Remember that the post-lab is based on correctness as well as your ability to express yourself well. Spend time making sure that there are no errors. Include actual values from your analysis to support each of your answers. This last is important for all three questions. Without including the statistics you calculated, you are not grounding your answers in reality, and your grade will reflect that.

Make sure you include your script from this lab— properly commented. Your script should include what is in the lab as well as what you do to answer question 2. No script = No points. Your script also needs to be commented and easily read.

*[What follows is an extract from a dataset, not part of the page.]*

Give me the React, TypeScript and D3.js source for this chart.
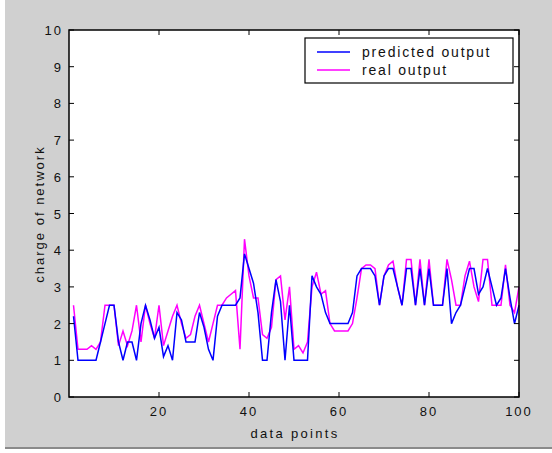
import React from 'react';
import * as d3 from 'd3';

// values, index 1..100
const predicted = [
  2.2, 1, 1, 1, 1, 1, 1.5, 2, 2.5, 2.5,
  1.5, 1, 1.5, 1.5, 1, 2, 2.5, 2.1, 1.6, 1.9,
  1.1, 1.4, 1.0, 2.3, 2.1, 1.5, 1.5, 1.5, 2.3, 1.9,
  1.3, 1.0, 2.2, 2.5, 2.5, 2.5, 2.5, 2.7, 3.9, 3.5,
  3.1, 2.3, 1.0, 1.0, 2.3, 3.2, 2.6, 1.0, 2.5, 1.0,
  1.0, 1.0, 1.0, 3.3, 3.0, 2.8, 2.3, 2.0, 2.0, 2.0,
  2.0, 2.0, 2.3, 3.3, 3.5, 3.5, 3.5, 3.3, 2.5, 3.3,
  3.5, 3.5, 3.0, 2.5, 3.5, 3.5, 2.5, 3.5, 2.5, 3.5,
  2.5, 2.5, 2.5, 3.5, 2.0, 2.3, 2.5, 3.0, 3.5, 3.5,
  2.8, 3.0, 3.5, 3.0, 2.5, 2.7, 3.5, 2.7, 2.0, 2.5,
];
const real = [
  2.5, 1.3, 1.3, 1.3, 1.4, 1.3, 1.5, 2.5, 2.5, 2.5,
  1.4, 1.8, 1.4, 1.8, 2.5, 1.5, 2.5, 2.0, 1.6, 2.5,
  1.4, 1.8, 2.2, 2.5, 2.0, 1.6, 1.7, 2.2, 2.5, 2.0,
  1.5, 2.0, 2.5, 2.5, 2.7, 2.8, 2.9, 1.3, 4.3, 3.3,
  2.7, 2.7, 1.7, 1.6, 1.9, 3.2, 3.3, 2.1, 3.0, 1.3,
  1.4, 1.2, 1.5, 3.0, 3.4, 2.8, 2.9, 2.0, 1.8, 1.8,
  1.8, 1.8, 2.0, 2.7, 3.5, 3.6, 3.6, 3.5, 2.5, 3.3,
  3.6, 3.7, 3.0, 2.5, 3.75, 3.75, 2.5, 3.75, 2.5, 3.75,
  2.5, 2.5, 2.5, 3.75, 3.2, 2.5, 2.5, 3.3, 3.7, 3.0,
  2.6, 3.75, 3.75, 2.5, 2.5, 2.5, 3.6, 2.5, 2.3, 3.0,
];
const xTicks = [20, 40, 60, 80, 100];
const yTicks = [0, 1, 2, 3, 4, 5, 6, 7, 8, 9, 10];
const legendItems = [
  { label: 'predicted output', color: '#0000ff' },
  { label: 'real output', color: '#ff00ff' },
];

const W = 552;
const H = 453;
const m = { left: 69, right: 519, top: 30, bottom: 397 };
const font = '"Liberation Sans", Arial, sans-serif';

export default function App() {
  const x = d3.scaleLinear().domain([0, 100]).range([m.left, m.right]);
  const y = d3.scaleLinear().domain([0, 10]).range([m.bottom, m.top]);
  const line = d3
    .line<number>()
    .x((_, i) => x(i + 1))
    .y((d) => y(d));

  return (
    <svg
      width={W}
      height={H}
      style={{ position: 'absolute', left: 0, top: 0, background: '#fff' }}
      fontFamily={font}
    >
      <rect x={5} y={0} width={W - 5} height={447} fill="#d0d0d0" />
      <line x1={5} x2={W} y1={448} y2={448} stroke="#8a8a8a" strokeWidth={2} />

      <rect
        x={m.left}
        y={m.top}
        width={m.right - m.left}
        height={m.bottom - m.top}
        fill="#fff"
      />

      <path d={line(real) ?? ''} fill="none" stroke="#ff00ff" strokeWidth={1.5} />
      <path d={line(predicted) ?? ''} fill="none" stroke="#0000ff" strokeWidth={1.5} />

      {/* ticks inside the box */}
      {xTicks.map((t) => (
        <g key={'xt' + t}>
          <line x1={x(t)} x2={x(t)} y1={m.bottom} y2={m.bottom - 5} stroke="#000" />
          <line x1={x(t)} x2={x(t)} y1={m.top} y2={m.top + 5} stroke="#000" />
          <text
            x={x(t)}
            y={416}
            textAnchor="middle"
            fontSize={13}
            letterSpacing={2}
            fill="#111"
          >
            {t}
          </text>
        </g>
      ))}
      {yTicks.map((t) => (
        <g key={'yt' + t}>
          <line x1={m.left} x2={m.left + 5} y1={y(t)} y2={y(t)} stroke="#000" />
          <line x1={m.right} x2={m.right - 5} y1={y(t)} y2={y(t)} stroke="#000" />
          <text
            x={63}
            y={y(t) + 5}
            textAnchor="end"
            fontSize={13}
            letterSpacing={2}
            fill="#111"
          >
            {t}
          </text>
        </g>
      ))}

      <rect
        x={m.left}
        y={m.top}
        width={m.right - m.left}
        height={m.bottom - m.top}
        fill="none"
        stroke="#000"
        strokeWidth={1.5}
      />

      <text x={295} y={438} textAnchor="middle" fontSize={13} letterSpacing={2.3} fill="#111">
        data points
      </text>
      <text
        transform={`translate(44,214) rotate(-90)`}
        textAnchor="middle"
        fontSize={13}
        letterSpacing={2}
        fill="#111"
      >
        charge of network
      </text>

      <g>
        <rect x={305} y={38} width={208} height={45} fill="#fff" stroke="#000" strokeWidth={1.2} />
        {legendItems.map((it, i) => (
          <g key={it.label}>
            <line
              x1={317}
              x2={350}
              y1={52 + i * 18}
              y2={52 + i * 18}
              stroke={it.color}
              strokeWidth={1.5}
            />
            <text x={362} y={57 + i * 18} fontSize={14} letterSpacing={1.8} fill="#111">
              {it.label}
            </text>
          </g>
        ))}
      </g>
    </svg>
  );
}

As always: your first page is the title page. Your title page should include your name, the lab title, the date of the lab, and your Knox ID. Start a new page and answer the post-lab questions. After you answer those questions, start a new page and start your code appendix.

Footnote


Reference:

[1] The “usual rule of thumb” states that the sample means are essentially Normally distributed as long as the sample size is at least 30.